### Task prompt
Copy the data exactly; pictures stay out of the copy.

### Records shown
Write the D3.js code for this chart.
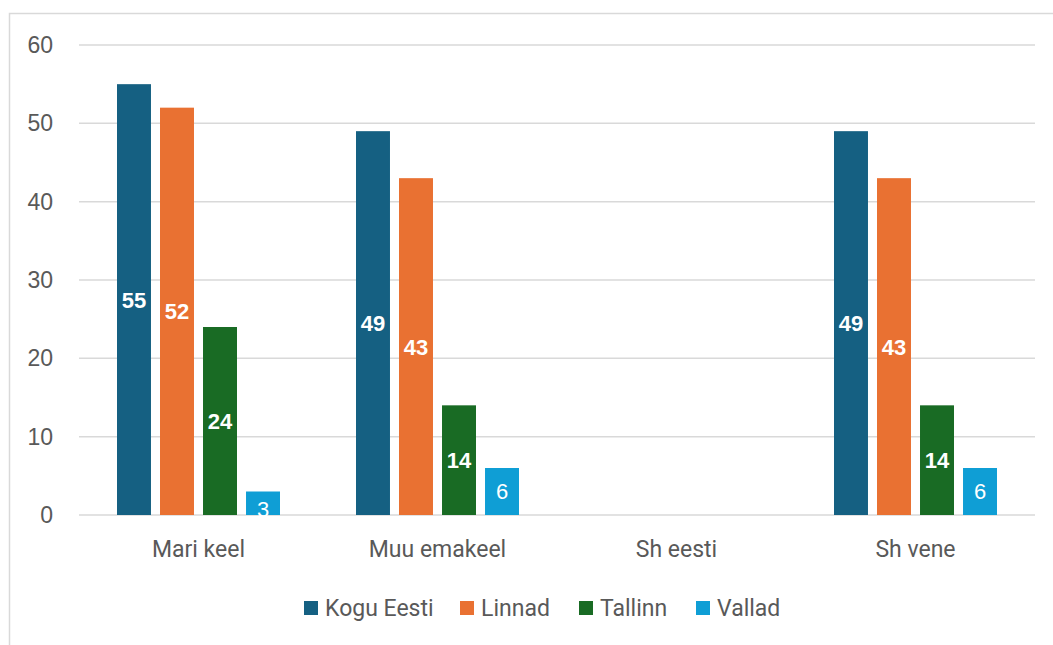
<!DOCTYPE html>
<html>
<head>
<meta charset="utf-8">
<script src="https://cdn.jsdelivr.net/npm/d3@7"></script>
<style>
  body { margin: 0; background: #fff; }
  svg { display: block; }
</style>
</head>
<body>
<svg width="1053" height="645"></svg>
<script>
const categories = ["Mari keel", "Muu emakeel", "Sh eesti", "Sh vene"]
const seriesNames = ["Kogu Eesti", "Linnad", "Tallinn", "Vallad"]
const kogu = [55, 49, null, 49]
const linnad = [52, 43, null, 43]
const tallinn = [24, 14, null, 14]
const vallad = [3, 6, null, 6]
const yTicks = [0, 10, 20, 30, 40, 50, 60]
const colors = ["#156082", "#E97132", "#196B24", "#0F9ED5"]

const seriesValues = [kogu, linnad, tallinn, vallad]
const width = 1053
const height = 645
const margin = { top: 45, bottom: 130, left: 79, right: 18 }

const svg = d3.select("svg")

// chart frame (right/bottom edges run off the page)
svg.append("rect")
  .attr("x", 9.5).attr("y", 13.5)
  .attr("width", 1060).attr("height", 650)
  .attr("fill", "none").attr("stroke", "#d9d9d9").attr("stroke-width", 1.5)

const x = d3.scaleBand().domain(categories)
  .range([margin.left, width - margin.right])
const xs = d3.scaleBand().domain(seriesNames)
  .range([x.bandwidth() * 0.159, x.bandwidth() * 0.841])
  .paddingInner(0.21)
const y = d3.scaleLinear().domain([0, 60])
  .range([height - margin.bottom, margin.top])

// gridlines
svg.append("g").selectAll("line")
  .data(yTicks)
  .join("line")
  .attr("x1", margin.left).attr("x2", width - margin.right)
  .attr("y1", d => y(d)).attr("y2", d => y(d))
  .attr("stroke", "#d9d9d9").attr("stroke-width", 1.5)

// y labels
svg.append("g").selectAll("text")
  .data(yTicks)
  .join("text")
  .attr("x", 53).attr("y", d => y(d))
  .attr("dy", "0.35em")
  .attr("text-anchor", "end")
  .attr("fill", "#595959")
  .style("font", "23px 'Liberation Sans', Arial, sans-serif")
  .text(d => d)

// bars
const rows = []
categories.forEach(function (c, i) {
  seriesNames.forEach(function (s, j) {
    if (seriesValues[j][i] != null) rows.push({ cat: c, series: s, value: seriesValues[j][i], color: colors[j] })
  })
})

svg.append("g").selectAll("rect")
  .data(rows)
  .join("rect")
  .attr("x", d => x(d.cat) + xs(d.series))
  .attr("width", xs.bandwidth())
  .attr("y", d => y(d.value))
  .attr("height", d => y(0) - y(d.value))
  .attr("fill", d => d.color)

// value labels, centred in bar (pushed down a bit when the bar is shorter than the text)
svg.append("g").selectAll("text")
  .data(rows)
  .join("text")
  .attr("x", d => x(d.cat) + xs(d.series) + xs.bandwidth() / 2)
  .attr("y", function (d) {
    const h = y(0) - y(d.value)
    return h < 30 ? y(0) - 6 : (y(d.value) + y(0)) / 2
  })
  .attr("dy", "0.36em")
  .attr("text-anchor", "middle")
  .attr("fill", "#fff")
  .style("font", d => (d.series === "Vallad" ? "normal" : "bold") + " 22px 'Liberation Sans', Arial, sans-serif")
  .text(d => d.value)

// category labels
svg.append("g").selectAll("text")
  .data(categories)
  .join("text")
  .attr("x", d => x(d) + x.bandwidth() / 2)
  .attr("y", 549)
  .attr("dy", "0.35em")
  .attr("text-anchor", "middle")
  .attr("fill", "#595959")
  .style("font", "23px Roboto, sans-serif")
  .text(d => d)

// legend
const legendX = [304, 460, 579, 696]
const legend = svg.append("g").selectAll("g")
  .data(seriesNames)
  .join("g")
  .attr("transform", (d, i) => "translate(" + legendX[i] + ",608)")
legend.append("rect")
  .attr("x", 0).attr("y", -7).attr("width", 14).attr("height", 14)
  .attr("fill", (d, i) => colors[i])
legend.append("text")
  .attr("x", 21).attr("dy", "0.35em")
  .attr("fill", "#595959")
  .style("font", "23px Roboto, sans-serif")
  .text(d => d)
</script>
</body>
</html>
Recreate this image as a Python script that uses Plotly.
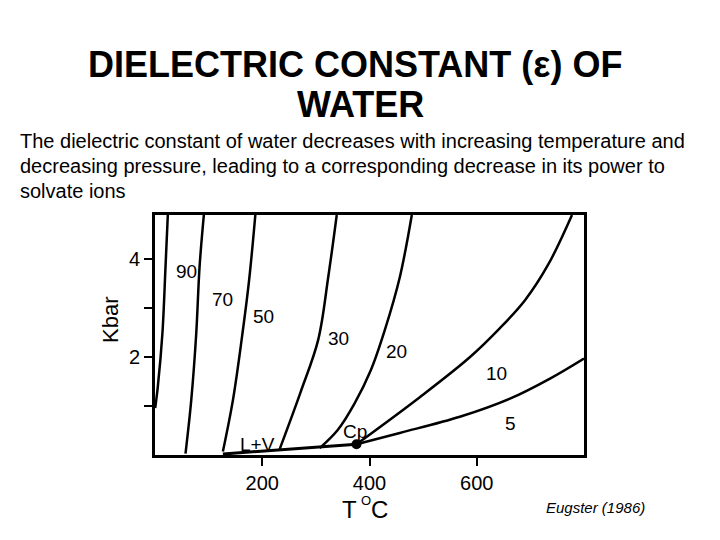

### Task answer
Write the D3.js code for this chart.
<!DOCTYPE html>
<html>
<head>
<meta charset="utf-8">
<script src="https://cdn.jsdelivr.net/npm/d3@7"></script>
<style>
  body { margin: 0; background: #fff; }
  svg { display: block; }
</style>
</head>
<body>
<svg width="1053" height="645"></svg>
<script>
const categories = ["Mari keel", "Muu emakeel", "Sh eesti", "Sh vene"]
const seriesNames = ["Kogu Eesti", "Linnad", "Tallinn", "Vallad"]
const kogu = [55, 49, null, 49]
const linnad = [52, 43, null, 43]
const tallinn = [24, 14, null, 14]
const vallad = [3, 6, null, 6]
const yTicks = [0, 10, 20, 30, 40, 50, 60]
const colors = ["#156082", "#E97132", "#196B24", "#0F9ED5"]

const seriesValues = [kogu, linnad, tallinn, vallad]
const width = 1053
const height = 645
const margin = { top: 45, bottom: 130, left: 79, right: 18 }

const svg = d3.select("svg")

// chart frame (right/bottom edges run off the page)
svg.append("rect")
  .attr("x", 9.5).attr("y", 13.5)
  .attr("width", 1060).attr("height", 650)
  .attr("fill", "none").attr("stroke", "#d9d9d9").attr("stroke-width", 1.5)

const x = d3.scaleBand().domain(categories)
  .range([margin.left, width - margin.right])
const xs = d3.scaleBand().domain(seriesNames)
  .range([x.bandwidth() * 0.159, x.bandwidth() * 0.841])
  .paddingInner(0.21)
const y = d3.scaleLinear().domain([0, 60])
  .range([height - margin.bottom, margin.top])

// gridlines
svg.append("g").selectAll("line")
  .data(yTicks)
  .join("line")
  .attr("x1", margin.left).attr("x2", width - margin.right)
  .attr("y1", d => y(d)).attr("y2", d => y(d))
  .attr("stroke", "#d9d9d9").attr("stroke-width", 1.5)

// y labels
svg.append("g").selectAll("text")
  .data(yTicks)
  .join("text")
  .attr("x", 53).attr("y", d => y(d))
  .attr("dy", "0.35em")
  .attr("text-anchor", "end")
  .attr("fill", "#595959")
  .style("font", "23px 'Liberation Sans', Arial, sans-serif")
  .text(d => d)

// bars
const rows = []
categories.forEach(function (c, i) {
  seriesNames.forEach(function (s, j) {
    if (seriesValues[j][i] != null) rows.push({ cat: c, series: s, value: seriesValues[j][i], color: colors[j] })
  })
})

svg.append("g").selectAll("rect")
  .data(rows)
  .join("rect")
  .attr("x", d => x(d.cat) + xs(d.series))
  .attr("width", xs.bandwidth())
  .attr("y", d => y(d.value))
  .attr("height", d => y(0) - y(d.value))
  .attr("fill", d => d.color)

// value labels, centred in bar (pushed down a bit when the bar is shorter than the text)
svg.append("g").selectAll("text")
  .data(rows)
  .join("text")
  .attr("x", d => x(d.cat) + xs(d.series) + xs.bandwidth() / 2)
  .attr("y", function (d) {
    const h = y(0) - y(d.value)
    return h < 30 ? y(0) - 6 : (y(d.value) + y(0)) / 2
  })
  .attr("dy", "0.36em")
  .attr("text-anchor", "middle")
  .attr("fill", "#fff")
  .style("font", d => (d.series === "Vallad" ? "normal" : "bold") + " 22px 'Liberation Sans', Arial, sans-serif")
  .text(d => d.value)

// category labels
svg.append("g").selectAll("text")
  .data(categories)
  .join("text")
  .attr("x", d => x(d) + x.bandwidth() / 2)
  .attr("y", 549)
  .attr("dy", "0.35em")
  .attr("text-anchor", "middle")
  .attr("fill", "#595959")
  .style("font", "23px Roboto, sans-serif")
  .text(d => d)

// legend
const legendX = [304, 460, 579, 696]
const legend = svg.append("g").selectAll("g")
  .data(seriesNames)
  .join("g")
  .attr("transform", (d, i) => "translate(" + legendX[i] + ",608)")
legend.append("rect")
  .attr("x", 0).attr("y", -7).attr("width", 14).attr("height", 14)
  .attr("fill", (d, i) => colors[i])
legend.append("text")
  .attr("x", 21).attr("dy", "0.35em")
  .attr("fill", "#595959")
  .style("font", "23px Roboto, sans-serif")
  .text(d => d)
</script>
</body>
</html>
Recreate this image as a Python script that uses Plotly.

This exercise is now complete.